Your objective:
Copy out all lines where "this" appears.
Begin Data for processing
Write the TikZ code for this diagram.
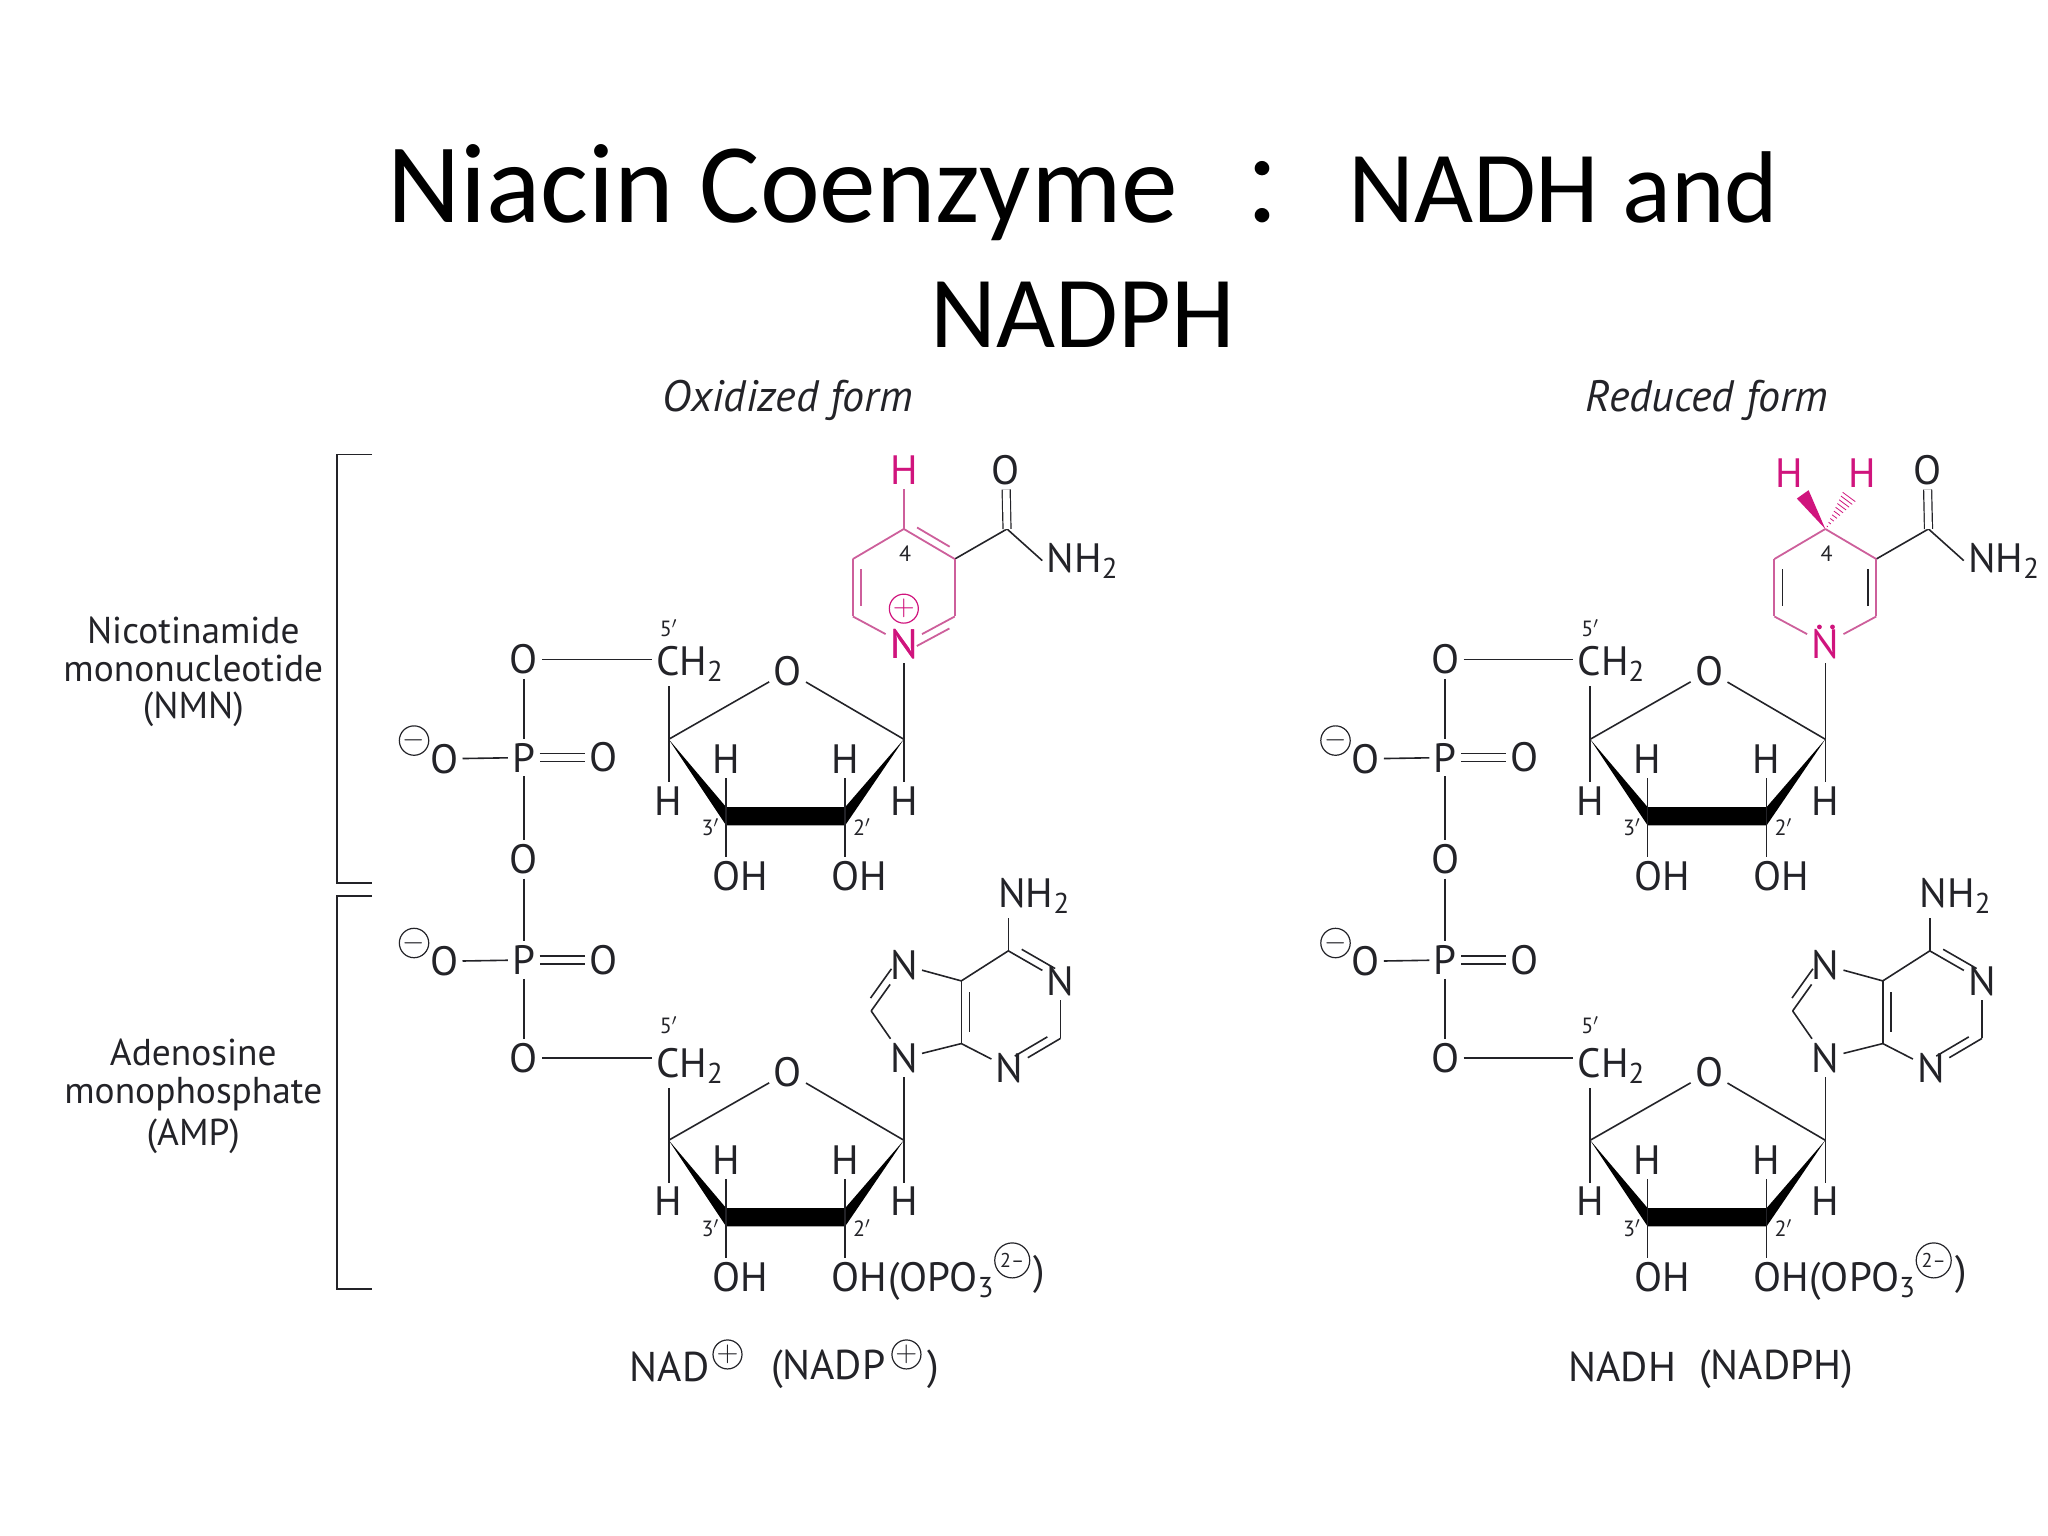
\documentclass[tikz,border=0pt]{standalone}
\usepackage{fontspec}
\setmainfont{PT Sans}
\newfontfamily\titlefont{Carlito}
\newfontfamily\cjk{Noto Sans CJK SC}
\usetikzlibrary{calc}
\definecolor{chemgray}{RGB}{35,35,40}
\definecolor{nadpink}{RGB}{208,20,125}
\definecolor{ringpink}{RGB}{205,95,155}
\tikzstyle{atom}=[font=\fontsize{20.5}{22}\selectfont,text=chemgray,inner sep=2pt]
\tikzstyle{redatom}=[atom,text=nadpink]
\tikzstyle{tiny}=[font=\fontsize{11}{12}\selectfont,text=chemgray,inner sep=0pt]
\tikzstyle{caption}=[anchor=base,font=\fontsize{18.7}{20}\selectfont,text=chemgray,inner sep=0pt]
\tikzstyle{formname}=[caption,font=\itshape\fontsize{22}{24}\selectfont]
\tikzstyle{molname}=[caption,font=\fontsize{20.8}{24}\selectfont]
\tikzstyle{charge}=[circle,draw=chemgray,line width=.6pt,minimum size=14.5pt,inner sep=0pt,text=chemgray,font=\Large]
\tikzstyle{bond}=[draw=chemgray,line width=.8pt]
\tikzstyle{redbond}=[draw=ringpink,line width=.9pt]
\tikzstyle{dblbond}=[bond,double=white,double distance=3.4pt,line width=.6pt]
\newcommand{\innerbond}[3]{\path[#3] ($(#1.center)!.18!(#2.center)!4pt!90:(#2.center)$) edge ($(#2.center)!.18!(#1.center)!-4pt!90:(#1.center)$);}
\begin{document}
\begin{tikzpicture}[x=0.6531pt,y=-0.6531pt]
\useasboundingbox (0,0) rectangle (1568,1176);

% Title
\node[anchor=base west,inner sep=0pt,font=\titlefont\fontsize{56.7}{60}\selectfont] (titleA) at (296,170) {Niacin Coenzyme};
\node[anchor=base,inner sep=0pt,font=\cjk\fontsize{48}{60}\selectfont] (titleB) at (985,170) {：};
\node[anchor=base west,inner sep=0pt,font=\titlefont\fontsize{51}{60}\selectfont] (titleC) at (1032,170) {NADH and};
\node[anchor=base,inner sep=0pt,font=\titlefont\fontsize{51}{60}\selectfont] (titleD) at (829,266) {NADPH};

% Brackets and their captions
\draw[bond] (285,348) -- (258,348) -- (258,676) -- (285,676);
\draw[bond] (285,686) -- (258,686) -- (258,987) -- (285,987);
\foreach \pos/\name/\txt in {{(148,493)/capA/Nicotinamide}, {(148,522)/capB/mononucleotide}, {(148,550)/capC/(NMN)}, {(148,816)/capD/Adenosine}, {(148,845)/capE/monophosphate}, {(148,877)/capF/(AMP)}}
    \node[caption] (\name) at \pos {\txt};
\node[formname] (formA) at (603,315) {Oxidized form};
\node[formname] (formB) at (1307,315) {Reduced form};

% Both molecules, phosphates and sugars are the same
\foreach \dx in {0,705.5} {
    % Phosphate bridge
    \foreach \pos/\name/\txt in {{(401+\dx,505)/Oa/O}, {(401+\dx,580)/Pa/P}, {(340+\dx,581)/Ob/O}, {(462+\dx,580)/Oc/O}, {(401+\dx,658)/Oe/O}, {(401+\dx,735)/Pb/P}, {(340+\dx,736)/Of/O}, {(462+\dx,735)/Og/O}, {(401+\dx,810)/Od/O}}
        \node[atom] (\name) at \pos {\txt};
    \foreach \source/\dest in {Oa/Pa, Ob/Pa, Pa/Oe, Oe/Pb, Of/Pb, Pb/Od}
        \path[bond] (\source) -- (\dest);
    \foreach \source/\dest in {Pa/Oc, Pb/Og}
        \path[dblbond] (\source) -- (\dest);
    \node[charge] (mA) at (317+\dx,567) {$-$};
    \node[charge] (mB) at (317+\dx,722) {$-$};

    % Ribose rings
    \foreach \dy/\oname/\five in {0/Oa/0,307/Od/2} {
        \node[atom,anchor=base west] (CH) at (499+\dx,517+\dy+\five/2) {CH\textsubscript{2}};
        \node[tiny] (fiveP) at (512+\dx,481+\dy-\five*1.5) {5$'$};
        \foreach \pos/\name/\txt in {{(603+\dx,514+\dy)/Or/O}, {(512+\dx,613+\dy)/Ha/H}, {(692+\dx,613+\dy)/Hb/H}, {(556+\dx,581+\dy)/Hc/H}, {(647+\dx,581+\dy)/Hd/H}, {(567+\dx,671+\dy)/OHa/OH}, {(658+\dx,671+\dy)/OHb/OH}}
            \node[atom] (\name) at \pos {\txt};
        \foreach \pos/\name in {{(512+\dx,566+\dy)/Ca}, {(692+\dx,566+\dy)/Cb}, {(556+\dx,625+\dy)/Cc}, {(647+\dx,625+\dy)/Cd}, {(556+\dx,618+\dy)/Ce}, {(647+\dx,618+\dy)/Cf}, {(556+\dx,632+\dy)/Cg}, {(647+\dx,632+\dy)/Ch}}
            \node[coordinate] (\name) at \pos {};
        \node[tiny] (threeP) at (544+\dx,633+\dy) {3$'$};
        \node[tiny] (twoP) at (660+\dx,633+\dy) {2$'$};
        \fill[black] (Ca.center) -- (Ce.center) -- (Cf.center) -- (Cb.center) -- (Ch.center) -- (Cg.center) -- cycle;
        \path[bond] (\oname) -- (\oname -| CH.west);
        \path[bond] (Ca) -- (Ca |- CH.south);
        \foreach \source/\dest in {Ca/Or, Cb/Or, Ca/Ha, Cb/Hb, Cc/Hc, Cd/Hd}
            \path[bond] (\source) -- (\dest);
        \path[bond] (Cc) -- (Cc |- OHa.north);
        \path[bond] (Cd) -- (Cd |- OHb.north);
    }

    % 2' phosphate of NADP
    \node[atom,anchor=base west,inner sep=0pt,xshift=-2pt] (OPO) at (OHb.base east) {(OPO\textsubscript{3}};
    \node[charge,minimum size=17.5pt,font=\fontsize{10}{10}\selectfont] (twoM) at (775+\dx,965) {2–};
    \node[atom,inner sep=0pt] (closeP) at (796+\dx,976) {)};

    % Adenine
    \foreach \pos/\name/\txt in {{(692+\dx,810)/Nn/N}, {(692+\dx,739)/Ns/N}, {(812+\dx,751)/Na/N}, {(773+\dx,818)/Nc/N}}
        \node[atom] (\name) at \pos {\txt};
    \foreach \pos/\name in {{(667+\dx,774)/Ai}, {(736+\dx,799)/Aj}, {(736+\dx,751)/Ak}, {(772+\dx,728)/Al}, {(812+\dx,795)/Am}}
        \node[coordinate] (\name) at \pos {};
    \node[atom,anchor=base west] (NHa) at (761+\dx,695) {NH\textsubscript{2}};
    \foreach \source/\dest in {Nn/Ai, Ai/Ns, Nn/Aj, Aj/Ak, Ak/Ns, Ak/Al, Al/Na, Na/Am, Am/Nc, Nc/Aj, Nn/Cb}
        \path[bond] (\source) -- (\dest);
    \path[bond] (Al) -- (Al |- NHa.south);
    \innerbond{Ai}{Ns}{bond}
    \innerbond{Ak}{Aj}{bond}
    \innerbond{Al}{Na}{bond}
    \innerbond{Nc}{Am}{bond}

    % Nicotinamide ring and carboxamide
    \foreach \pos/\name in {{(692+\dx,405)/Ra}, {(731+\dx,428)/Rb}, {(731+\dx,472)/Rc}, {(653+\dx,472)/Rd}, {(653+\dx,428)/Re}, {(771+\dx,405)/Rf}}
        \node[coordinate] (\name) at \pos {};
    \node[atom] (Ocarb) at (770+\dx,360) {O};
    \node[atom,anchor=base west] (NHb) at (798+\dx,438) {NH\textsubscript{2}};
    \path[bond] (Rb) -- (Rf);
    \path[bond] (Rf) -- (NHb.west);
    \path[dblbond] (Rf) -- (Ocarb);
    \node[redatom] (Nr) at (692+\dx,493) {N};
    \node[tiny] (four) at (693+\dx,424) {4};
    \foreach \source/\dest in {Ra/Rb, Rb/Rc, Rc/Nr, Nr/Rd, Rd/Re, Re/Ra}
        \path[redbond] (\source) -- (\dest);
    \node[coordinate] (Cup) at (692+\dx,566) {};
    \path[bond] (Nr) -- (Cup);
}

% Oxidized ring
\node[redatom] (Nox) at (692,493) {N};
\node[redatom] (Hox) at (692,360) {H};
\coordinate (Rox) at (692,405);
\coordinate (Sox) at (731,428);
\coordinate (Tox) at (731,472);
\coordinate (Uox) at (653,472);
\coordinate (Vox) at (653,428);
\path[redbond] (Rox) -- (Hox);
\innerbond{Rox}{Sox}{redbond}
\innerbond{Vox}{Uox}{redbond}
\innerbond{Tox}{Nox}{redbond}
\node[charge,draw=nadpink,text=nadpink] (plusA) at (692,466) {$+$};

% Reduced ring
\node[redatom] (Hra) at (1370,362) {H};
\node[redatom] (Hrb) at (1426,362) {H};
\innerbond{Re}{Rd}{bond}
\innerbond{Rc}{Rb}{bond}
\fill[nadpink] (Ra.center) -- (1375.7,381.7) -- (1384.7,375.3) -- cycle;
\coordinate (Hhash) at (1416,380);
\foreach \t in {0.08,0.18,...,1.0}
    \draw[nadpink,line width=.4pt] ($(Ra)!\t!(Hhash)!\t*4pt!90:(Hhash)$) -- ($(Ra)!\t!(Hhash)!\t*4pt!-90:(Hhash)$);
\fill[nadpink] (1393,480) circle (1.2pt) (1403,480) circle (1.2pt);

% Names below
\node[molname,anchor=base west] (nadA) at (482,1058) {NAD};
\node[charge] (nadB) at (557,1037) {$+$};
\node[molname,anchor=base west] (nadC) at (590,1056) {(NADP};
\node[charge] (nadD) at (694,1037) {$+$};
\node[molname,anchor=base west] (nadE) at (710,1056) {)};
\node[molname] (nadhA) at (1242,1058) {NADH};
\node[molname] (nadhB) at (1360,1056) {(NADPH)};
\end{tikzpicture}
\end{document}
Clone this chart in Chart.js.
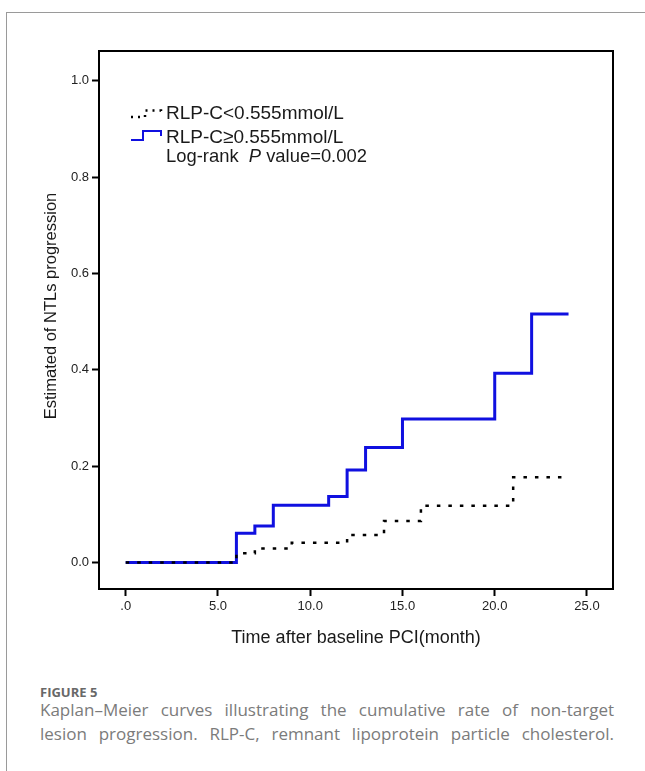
End Data for processing
Expected output:
Write the TikZ code for this diagram.
Clone this chart in Chart.js.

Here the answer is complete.